The poet’s connection with nature causes her to completely explore her true self. Her other poems such as in “Sleeping in the Forest”, “The Sea” and also in “White Night”, Oliver attempts to understand the world by getting outside into nature and making herself as an outsider to the whole ecology.

Conclusion:

Mary Oliver’s poetry develops a bridge between self/nature, women/nature, body/soul and nature/culture. Her poems bear witness in to the natural world and attempt to construct an ecocentric perspective and also an ecofeminist perspective. Though she is not the first to explore this concept, but her expressions, motifs are differ from those canonical writers. To understand the existence of living and non-living being as interdependent on ecological whole Oliver’s poetry plays a great role in this regard. Maxine Kumin in the Women’s Review of Books writes that she was an “indefatigable guide to the natural world”. Oliver gives a subtle way of looking at the world through her poetry and it is clearly evident in selection of the title of her poems. She does not give any pessimistic or optimistic view of perceiving the nature simply but choses a middle way between these and gives an insignificant way of looking at nature throughout her poetry.

Works Cited

Abrams, M.H., Harpham, Galt, Geoffrey. A Handbook of Literary Terms. India ed. Cengage Learning India Private Limited. Print.

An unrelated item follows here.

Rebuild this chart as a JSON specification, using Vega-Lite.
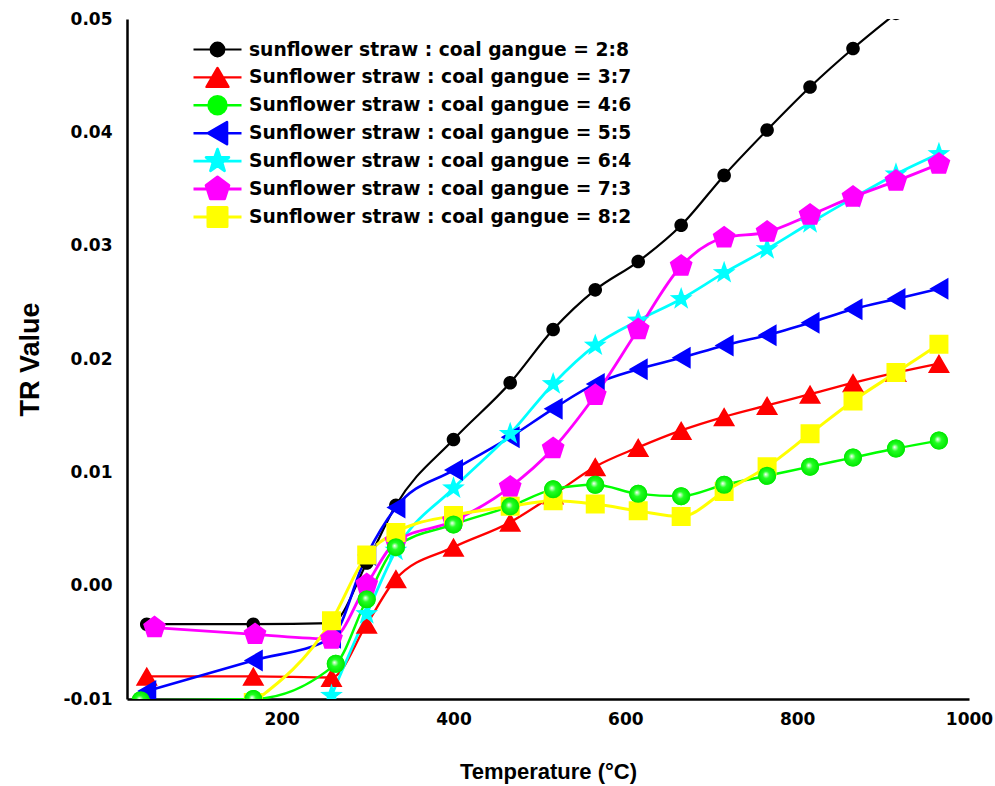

Barry, Peter.Beginning Theory: An Introduction to Literary and Cultural Theory. 4thed. Manchester University Press, 1995. Print.

Kumin, Maxine. Women’s Review of Books. Volume 10, April, 1993.

Glotfelty, Cheryll, Fromm, Harold. The Ecocriticism Reader: Landmarks in Literary Ecology. University of Georgia Press, 1996.

Mead, Rachael. “The Sixth Creek Exegesis: The home as habitat-writing and protecting the local”. Volume 2, May 2016. https://digital.library.adelaide.edu.au/dspace/bitstream/2440/101791/4/04whole.pdf

Oliver, Mary. Dream Work. Atlantic Monthly Press,1994.Print.

---. House Of Light. Reprinted. Beacon Press,1992.Print.

---. New And Selected Poems. Reprinted. Beacon Press,2004.Print.